Why planets seem to go backwards
Think of overtaking that slower car. For a moment it looks like it is rolling rearward compared to the distant scenery, even though both of you are moving ahead. The same trick of viewpoint paints loops and zigzags onto the sky.
This is why retrograde motion is an apparent motion, not a real one. The looping path you can trace depends entirely on where Earth sits relative to the other planet at that time.
How to spot it yourself
You do not need any gear, just patience and a clear horizon. Pick a bright planet and note its position against nearby stars every week or two.
- Choose an easy target like Mars, Jupiter, or Saturn, which show retrograde loops clearly.
- Sketch or photograph the planet beside a fixed star pattern to compare later.
- Check back every week or two and watch the planet's drift change direction.
- Learn to tell planets from stars with your naked eye so you track the right point of light.
Want help knowing which planets are up?
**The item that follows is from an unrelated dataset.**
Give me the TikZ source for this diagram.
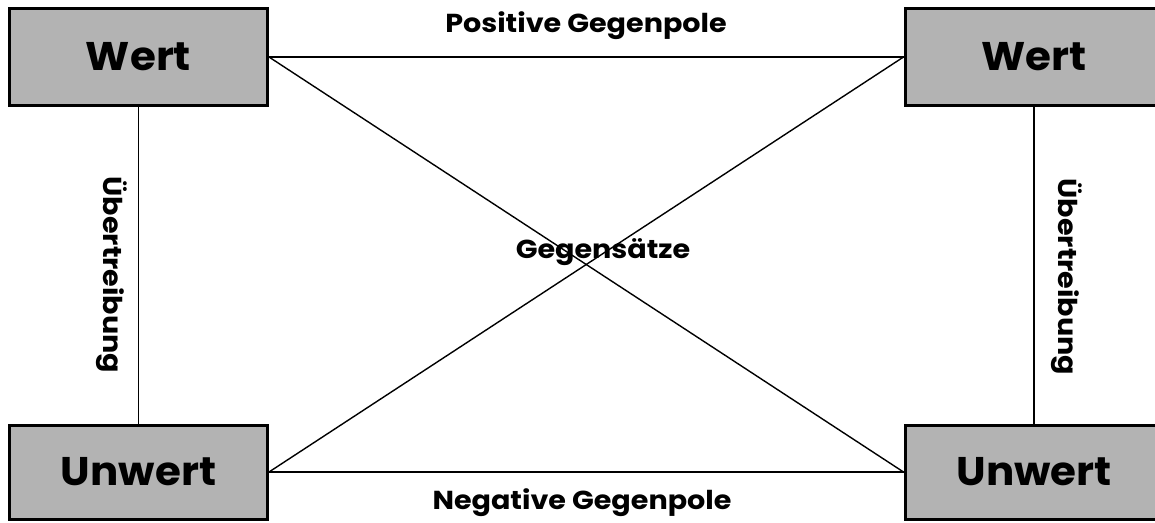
\documentclass[tikz,border=0pt]{standalone}
\usepackage{fontspec}
\setmainfont{Poppins}
\definecolor{boxgray}{HTML}{B3B3B3}

\begin{document}
\begin{tikzpicture}[
  x=1pt, y=-1pt,
  pol/.style={draw,line width=3pt,fill=boxgray,minimum width=258pt,
    minimum height=97pt,inner sep=0pt,
    font=\bfseries\fontsize{40}{44}\selectfont\addfontfeatures{FakeStretch=1.05}},
  lbl/.style={inner sep=0pt,
    font=\bfseries\fontsize{26}{30}\selectfont\addfontfeatures{FakeStretch=1.1}},
  link/.style={draw,line width=1.4pt}
]
  \useasboundingbox (0,0) rectangle (1155,522);
  % vier Pole
  \node[pol] (wertL) at (138.5,57) {Wert};
  \node[pol] (wertR) at (1034,57) {Wert};
  \node[pol,minimum height=94pt] (unwertL) at (138.5,472) {Unwert};
  \node[pol,minimum height=94pt] (unwertR) at (1034,472) {Unwert};
  % Verbindungen
  \path[link] (wertL.east) -- (wertR.west);
  \path[link] (unwertL.east) -- (unwertR.west);
  \path[link] (wertL.east) -- (unwertR.west);
  \path[link] (unwertL.east) -- (wertR.west);
  \path[link] (wertL) -- (unwertL);
  \path[link] (wertR) -- (unwertR);
  % Beschriftungen
  \node[lbl] (pos) at (586,26) {Positive Gegenpole};
  \node[lbl] (neg) at (582,503) {Negative Gegenpole};
  \node[lbl] (geg) at (603,252) {Gegensätze};
  \node[lbl,rotate=-90] (uebL) at (112,275) {Übertreibung};
  \node[lbl,rotate=-90] (uebR) at (1067,277) {Übertreibung};
\end{tikzpicture}
\end{document}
Our guide to what you can see in the sky tonight points you to the brightest targets first.
Open the Starly sky map to find tonight's planets from your exact location, then keep an eye on one for a few weeks and catch retrograde motion unfolding for yourself.
Open Mars in the sky map, then scrub time forward to watch it loop into retrograde.
Frequently asked questions
What is retrograde motion?
Retrograde motion is when a planet appears to slow, stop, and move backwards against the background stars before resuming its normal eastward path.
Do planets actually move backwards?
No. The planet keeps orbiting the Sun forward the whole time. The backwards drift is an illusion caused by faster Earth overtaking a slower outer planet.